R - La question technique ne se pose pas sur les zones sahéliennes puisque nous en avons. Il n'y a pas de difficulté particulière. Il faudra ensuite les franciser et, donc, mettre en place des capteurs spécifiques sur ces drones pour leur permettre d'être en situation d'action sur tous les territoires et en particulier sur le territoire français et européen. Il y a là une possibilité technique que l'on va sûrement confier à des industriels français. Je voudrais rajouter un point, si nous faisons l'acquisition de drones, cela ne veut pas dire que nous renonçons à un drone dans la durée qui soit un drone européen, il faudra un successeur au Reaper et je souhaite que ce successeur soit européen, je le souhaite pour les industriels, je le souhaite aussi pour nos défenses. Et nous avons sur ce point des bonnes discussions avec les Britanniques en particulier, mais aussi les Allemands.
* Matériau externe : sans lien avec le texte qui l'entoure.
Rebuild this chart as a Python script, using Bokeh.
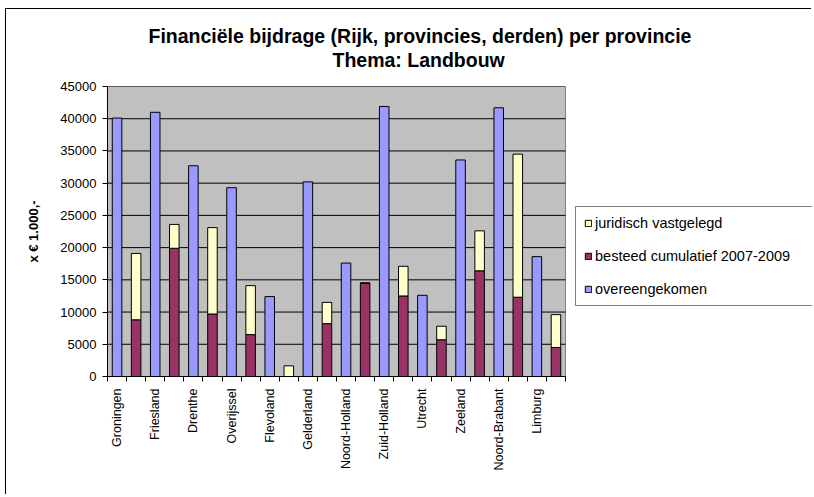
import math
from bokeh.plotting import figure
from bokeh.models import FixedTicker, Legend, LegendItem, Title, ColumnDataSource
from bokeh.embed import file_html
from bokeh.resources import INLINE

# ---- data ----
provinces = ["Groningen", "Friesland", "Drenthe", "Overijssel", "Flevoland",
             "Gelderland", "Noord-Holland", "Zuid-Holland", "Utrecht",
             "Zeeland", "Noord-Brabant", "Limburg"]
overeengekomen = [40100, 41000, 32700, 29300, 12400, 30200, 17600, 41900,
                  12600, 33600, 41700, 18600]
besteed = [8800, 19900, 9700, 6500, 0, 8200, 14500, 12500, 5700, 16400,
           12300, 4500]
juridisch = [10300, 3700, 13400, 7600, 1650, 3300, 0, 4600, 2100, 6200,
             22200, 5100]
y_ticks = [0, 5000, 10000, 15000, 20000, 25000, 30000, 35000, 40000, 45000]

title_1 = "Financiële bijdrage (Rijk, provincies, derden) per provincie"
title_2 = "Thema: Landbouw"
y_title = "x \u20ac 1.000,-"

FONT = "Liberation Sans"
BLUE = "#9999FF"
MAROON = "#993366"
YELLOW = "#FFFFCC"
PLOT_GRAY = "#C0C0C0"

n = len(provinces)
n_slots = 2 * n
y_max = y_ticks[-1]
x_blue = [2 * i + 0.5 for i in range(n)]
x_stack = [2 * i + 1.5 for i in range(n)]

src_blue = ColumnDataSource(dict(x=x_blue, top=overeengekomen))
src_stack = ColumnDataSource(dict(x=x_stack, besteed=besteed, juridisch=juridisch))

# geometry (pixels)
W, H = 806, 486
LEFT, TOP, BOTTOM = 101, 77, 119
frame_w = W - LEFT
area_w = 458                       # width of the grey plot area
x_end = n_slots * frame_w / area_w  # frame spans further right for the legend

p = figure(width=W, height=H, x_range=(0, x_end), y_range=(0, y_max),
           output_backend="svg", toolbar_location=None,
           min_border_left=LEFT, min_border_right=0,
           min_border_top=TOP, min_border_bottom=BOTTOM)
p.styles = {"border-left": "1px solid black", "border-top": "1px solid black",
            "margin-left": "5px", "margin-top": "8px"}

p.background_fill_color = "white"
p.border_fill_color = "white"
p.outline_line_color = None

# grey plot area with horizontal gridlines
p.quad(left=[0], right=[n_slots], bottom=[0], top=[y_max],
       fill_color=PLOT_GRAY, line_color="#808080", line_width=1, level="underlay")
p.segment(x0=[0] * len(y_ticks), x1=[n_slots] * len(y_ticks), y0=y_ticks,
          y1=y_ticks, line_color="black", line_width=1, level="underlay")

r_blue = p.vbar(x="x", top="top", width=0.5, source=src_blue,
                fill_color=BLUE, line_color="black", line_width=1)
r_stack = p.vbar_stack(["besteed", "juridisch"], x="x", width=0.5,
                       source=src_stack, fill_color=[MAROON, YELLOW],
                       line_color="black", line_width=1)

# axes
p.xgrid.visible = False
p.ygrid.visible = False

ya = p.yaxis[0]
ya.ticker = FixedTicker(ticks=y_ticks)
ya.axis_line_color = "black"
ya.major_tick_out = 5
ya.major_tick_in = 0
ya.minor_tick_out = 0
ya.minor_tick_in = 0
ya.major_label_standoff = 6
ya.major_label_text_font = FONT
ya.major_label_text_font_size = "13px"
ya.major_label_text_color = "black"
ya.axis_label = y_title
ya.axis_label_text_font = FONT
ya.axis_label_text_font_size = "13px"
ya.axis_label_text_font_style = "bold"
ya.axis_label_standoff = 16
ya.axis_label_text_color = "black"

xa = p.xaxis[0]
xa.bounds = (0, n_slots)
xa.ticker = FixedTicker(ticks=x_blue, minor_ticks=list(range(0, n_slots + 1)))
xa.major_label_overrides = {x: name for x, name in zip(x_blue, provinces)}
xa.major_label_orientation = math.pi / 2
xa.major_tick_out = 0
xa.major_tick_in = 0
xa.minor_tick_out = 5
xa.minor_tick_in = 0
xa.minor_tick_line_color = "black"
xa.axis_line_color = "black"
xa.major_label_standoff = 7
xa.major_label_text_font = FONT
xa.major_label_text_font_size = "12.5px"
xa.major_label_text_color = "black"

# legend (reversed order as in the reference)
legend = Legend(items=[
    LegendItem(label="juridisch vastgelegd", renderers=[r_stack[1]]),
    LegendItem(label="besteed cumulatief 2007-2009", renderers=[r_stack[0]]),
    LegendItem(label="overeengekomen", renderers=[r_blue]),
], location=(468, 70))
legend.label_text_font = FONT
legend.label_text_font_size = "14.5px"
legend.label_text_color = "black"
legend.glyph_width = 8
legend.glyph_height = 8
legend.label_height = 16
legend.label_standoff = 3
legend.spacing = 17
legend.padding = 8
legend.margin = 0
legend.border_line_color = "black"
legend.border_line_width = 1
legend.background_fill_color = "white"
legend.background_fill_alpha = 1
legend.label_width = 260
p.add_layout(legend, "center")

# two-line title (spacer first, then line 2, then line 1, stacked upwards)
spacer = Title(text=" ", text_font=FONT, text_font_size="12px", standoff=0)
t2 = Title(text=title_2, align="left", offset=225, text_font=FONT,
           text_font_size="19.5px", text_font_style="bold", text_color="black",
           standoff=0)
t1 = Title(text=title_1, align="left", offset=41, text_font=FONT,
           text_font_size="19.5px", text_font_style="bold", text_color="black",
           standoff=0)
p.add_layout(spacer, "above")
p.add_layout(t2, "above")
p.add_layout(t1, "above")

open("out.html", "w").write(file_html(p, INLINE))
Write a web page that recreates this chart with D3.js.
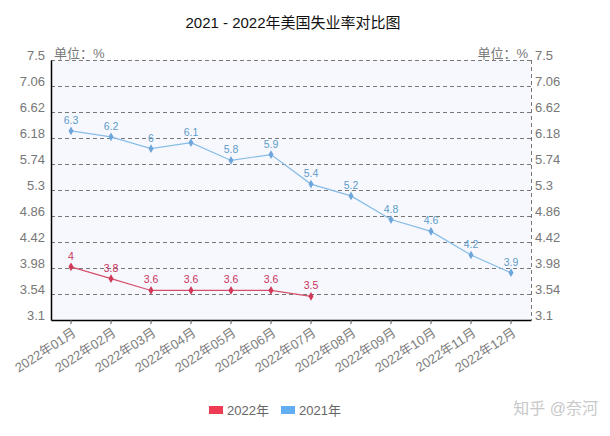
<!DOCTYPE html>
<html><head><meta charset="utf-8">
<script src="https://cdn.jsdelivr.net/npm/d3@7"></script>
<style>
body{margin:0;background:#fff;}
text{font-family:"Liberation Sans","Noto Sans CJK SC",sans-serif;}
</style></head>
<body><svg id="c" width="610" height="436"></svg>
<script>
const categories = ["2022年01月","2022年02月","2022年03月","2022年04月","2022年05月","2022年06月","2022年07月","2022年08月","2022年09月","2022年10月","2022年11月","2022年12月"];
const values2022 = [4, 3.8, 3.6, 3.6, 3.6, 3.6, 3.5];
const values2021 = [6.3, 6.2, 6, 6.1, 5.8, 5.9, 5.4, 5.2, 4.8, 4.6, 4.2, 3.9];
const yTicks = [3.1, 3.54, 3.98, 4.42, 4.86, 5.3, 5.74, 6.18, 6.62, 7.06, 7.5];
const seriesNames = ["2022年", "2021年"];
const titleText = "2021 - 2022年美国失业率对比图";
const unitText = "单位：%";
const watermark = "知乎 @奈河";

const svg = d3.select("#c");
const L = 51, R = 531, T = 60, B = 320;
const x = d3.scaleBand().domain(categories).range([L, R]);
const y = d3.scaleLinear().domain([3.1, 7.5]).range([B, T]);
const cx = d => x(d) + x.bandwidth() / 2;

svg.append("text").attr("x", 293).attr("y", 28).attr("text-anchor", "middle")
  .attr("font-size", 15).attr("fill", "#111").text(titleText);

svg.append("rect").attr("x", L).attr("y", T).attr("width", R - L).attr("height", B - T).attr("fill", "#f7f8fe");

// gridlines
svg.append("g").selectAll("line").data(yTicks.slice(1)).join("line")
  .attr("x1", L).attr("x2", R).attr("y1", d => y(d)).attr("y2", d => y(d))
  .attr("stroke", "#777").attr("stroke-dasharray", "4,3").attr("shape-rendering", "crispEdges");
svg.append("line").attr("x1", R).attr("x2", R).attr("y1", T).attr("y2", B)
  .attr("stroke", "#777").attr("stroke-dasharray", "4,3").attr("shape-rendering", "crispEdges");

// left axis
const yl = svg.append("g").attr("transform", `translate(${L},0)`)
  .call(d3.axisLeft(y).tickValues(yTicks).tickSize(0).tickPadding(6).tickFormat(d => String(d)));
yl.select(".domain").attr("stroke", "#000").attr("stroke-width", 1.5);
yl.selectAll("text").attr("font-size", 13).attr("fill", "#777").attr("dy", "-0.05em").attr("font-family", "Liberation Sans");
const yr = svg.append("g").attr("transform", `translate(${R},0)`)
  .call(d3.axisRight(y).tickValues(yTicks).tickSize(0).tickPadding(4).tickFormat(d => String(d)));
yr.select(".domain").remove();
yr.selectAll("text").attr("font-size", 13).attr("fill", "#777").attr("dy", "-0.05em").attr("font-family", "Liberation Sans");

svg.append("text").attr("x", L + 3).attr("y", T - 2).attr("font-size", 13).attr("fill", "#777").text(unitText);
svg.append("text").attr("x", R - 3).attr("y", T - 2).attr("text-anchor", "end").attr("font-size", 13).attr("fill", "#777").text(unitText);

// bottom axis
const xa = svg.append("g").attr("transform", `translate(0,${B})`)
  .call(d3.axisBottom(x).tickSize(4).tickSizeOuter(0));
xa.select(".domain").attr("stroke", "#000").attr("stroke-width", 1.5);
xa.selectAll(".tick line").attr("stroke", "#555");
xa.selectAll("text").attr("font-size", 13).attr("fill", "#808080")
  .attr("text-anchor", "end").attr("dy", 0).attr("y", 0)
  .attr("transform", "translate(6,15) rotate(-33)");

function drawSeries(vals, lineColor, ptColor, labelColor) {
  const data = vals.map((v, i) => ({c: categories[i], v}));
  svg.append("path").datum(data)
    .attr("d", d3.line().x(d => cx(d.c)).y(d => y(d.v)))
    .attr("fill", "none").attr("stroke", lineColor).attr("stroke-width", 1.2);
  svg.append("g").selectAll("path").data(data).join("path")
    .attr("d", d3.symbol(d3.symbolDiamond, 22))
    .attr("transform", d => `translate(${cx(d.c)},${y(d.v)})`)
    .attr("fill", ptColor);
  svg.append("g").selectAll("text").data(data).join("text")
    .attr("x", d => cx(d.c)).attr("y", d => y(d.v) - 7)
    .attr("text-anchor", "middle").attr("font-size", 10.5).attr("fill", labelColor)
    .text(d => String(d.v));
}
drawSeries(values2021, "#86bce6", "#6ea6da", "#5d9cc9");
drawSeries(values2022, "#d4506a", "#d03a58", "#c8345a");

// legend
const legColors = ["#ee3a52", "#63aef2"];
const legX = [209, 281];
seriesNames.forEach((n, i) => {
  svg.append("rect").attr("x", legX[i]).attr("y", 406).attr("width", 14).attr("height", 8).attr("fill", legColors[i]);
  svg.append("text").attr("x", legX[i] + 18).attr("y", 414.5).attr("font-size", 13).attr("fill", "#666").text(n);
});

svg.append("text").attr("x", 598).attr("y", 414).attr("text-anchor", "end")
  .attr("font-size", 16).attr("fill", "#c8c8c8").text(watermark);
</script></body></html>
Q - Vous avez parlé hier de situation de rente pour Dassault avec le Rafale, est-ce que c'est un avertissement ?
R - J'ai dit...
Q - En disant «maintenant, il va falloir trouver des clients» ?
R - Il ne faut pas se tromper sur les mots. Je dis que tout industriel, quel que soit son nom, qui ne rentre pas dans l'agressivité de la compétitivité internationale peut avoir le risque de rente, il ne faut pas non plus inverser la chose.